A obsessão contínua da Cultura de massa com o Retrofuturismo sublinha essa crise do tempo. É a corrente estética que retoma um futuro previsto em outra época. Nike, Dua Lipa, Fendi e inúmeras pessoas e instituições usando essa carta. Até os cinemas Drive-In e a corrida espacial estão de volta. É o resgate romantizado de referências estéticas passadas que (re)projetam o futuro. Uma profunda crise imaginativa. Os 414 mil membros da comunidade Retrofuturismo no Reddit descrevem essa fissura com precisão: os fantásticos e delirantes sonhos do nosso passado.

Falando em delírio, impossível não lembrar que um dos argumentos centrais do movimento de extrema direita é o resgate de passados supostamente gloriosos, a volta ao que nunca houve. Make it great again.

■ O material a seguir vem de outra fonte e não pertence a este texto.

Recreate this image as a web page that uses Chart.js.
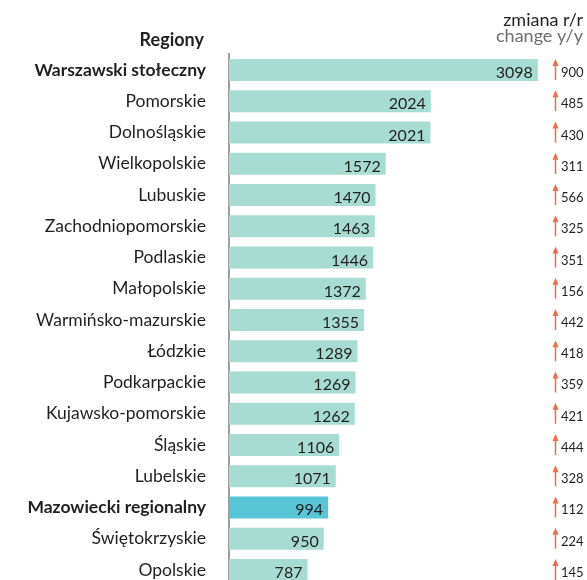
<!DOCTYPE html>
<html>
<head>
<meta charset="utf-8">
<script src="https://cdn.jsdelivr.net/npm/chart.js@4"></script>
<style>
  html, body { margin: 0; padding: 0; background: #fff; overflow: hidden; }
  #wrap { position: relative; width: 587px; height: 580px; overflow: hidden; }
  #regionChart { position: absolute; left: 0; top: 0; }
</style>
</head>
<body>
<div id="wrap"><canvas id="regionChart" width="587" height="600"></canvas></div>
<script>
const regions = [
  'Warszawski stołeczny', 'Pomorskie', 'Dolnośląskie', 'Wielkopolskie', 'Lubuskie',
  'Zachodniopomorskie', 'Podlaskie', 'Małopolskie', 'Warmińsko-mazurskie', 'Łódzkie',
  'Podkarpackie', 'Kujawsko-pomorskie', 'Śląskie', 'Lubelskie', 'Mazowiecki regionalny',
  'Świętokrzyskie', 'Opolskie'
];
const values = [3098, 2024, 2021, 1572, 1470, 1463, 1446, 1372, 1355, 1289, 1269, 1262, 1106, 1071, 994, 950, 787];
const changes = [900, 485, 430, 311, 566, 325, 351, 156, 442, 418, 359, 421, 444, 328, 112, 224, 145];
const boldRegions = ['Warszawski stołeczny', 'Mazowiecki regionalny'];

const FONT = 'Lato, "Noto Sans", sans-serif';
const TEXT = '#231f20';

// napisy na słupkach, strzałki zmian r/r i nagłówki kolumn
const extras = {
  id: 'extras',
  afterDatasetsDraw(chart) {
    const ctx = chart.ctx;
    const meta = chart.getDatasetMeta(0);
    const yScale = chart.scales.y;
    ctx.save();
    meta.data.forEach((bar, i) => {
      const y = yScale.getPixelForValue(i);
      ctx.font = '16px ' + FONT;
      ctx.fillStyle = TEXT;
      ctx.textAlign = 'right';
      ctx.textBaseline = 'alphabetic';
      ctx.fillText(values[i], bar.x - 5, y + 8);

      // strzałka w górę
      const ax = 555.5;
      ctx.strokeStyle = '#f26a4b';
      ctx.fillStyle = '#f26a4b';
      ctx.lineWidth = 1.5;
      ctx.beginPath();
      ctx.moveTo(ax, y - 6);
      ctx.lineTo(ax, y + 10);
      ctx.stroke();
      ctx.beginPath();
      ctx.moveTo(ax, y - 11);
      ctx.lineTo(ax - 3, y - 4);
      ctx.lineTo(ax + 3, y - 4);
      ctx.closePath();
      ctx.fill();

      ctx.font = '13px ' + FONT;
      ctx.fillStyle = TEXT;
      ctx.textAlign = 'left';
      ctx.fillText(changes[i], 561, y + 7);
    });

    ctx.textAlign = 'right';
    ctx.textBaseline = 'alphabetic';
    ctx.font = '18px ' + FONT;
    ctx.fillStyle = TEXT;
    ctx.fillText('zmiana r/r', 583, 26);
    ctx.fillStyle = '#6d6e71';
    ctx.fillText('change y/y', 583, 42);
    ctx.font = 'bold 18px ' + FONT;
    ctx.fillStyle = TEXT;
    ctx.fillText('Regiony', 204, 46);
    ctx.restore();
  }
};

new Chart(document.getElementById('regionChart'), {
  type: 'bar',
  data: {
    labels: regions,
    datasets: [{
      data: values,
      backgroundColor: regions.map(r => r === 'Mazowiecki regionalny' ? '#57c5d5' : '#a7dcd3'),
      categoryPercentage: 1,
      barPercentage: 0.7
    }]
  },
  options: {
    indexAxis: 'y',
    responsive: false,
    animation: false,
    // płótno jest wyższe niż okno, ostatni wiersz jest ucięty
    layout: { padding: { top: 54.4, right: 49, bottom: 14.4, left: 0 } },
    plugins: { legend: { display: false }, tooltip: { enabled: false } },
    scales: {
      x: { display: false, min: 0, max: 3100 },
      y: {
        afterFit(scale) { scale.width = 229; },
        // niewidoczne kreski podziałki odsuwają etykiety od osi
        grid: { display: true, drawOnChartArea: false, drawTicks: true, tickLength: 23, tickColor: 'rgba(0,0,0,0)' },
        border: { display: true, color: '#9d9d9d', width: 2 },
        ticks: {
          padding: 0,
          color: TEXT,
          font: ctx => ({
            family: FONT,
            size: 17.5,
            weight: boldRegions.includes(regions[ctx.index]) ? 'bold' : 'normal'
          })
        }
      }
    }
  },
  plugins: [extras]
});
</script>
</body>
</html>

Nostalgia não é só recurso criativo, é também posicionamento político, e isso coloca em xeque nossa capacidade de inventar um novo amanhã.

Enxergar novas possibilidades de realidade é fundamental para rompermos com problemáticas tradicionais. Afrofuturismo é um dos exemplos mais didáticos de como a imaginação é uma questão filosófica, política e, claro, estética. Imaginar o amanhã é fundamental para nos emancipar dos absurdos do hoje. É pensar em um futuro onde se possa e se queira viver. Afinal, mais difícil que viver em um “eterno presente” é viver um hoje que não tem amanhã. O futuro demanda emancipação.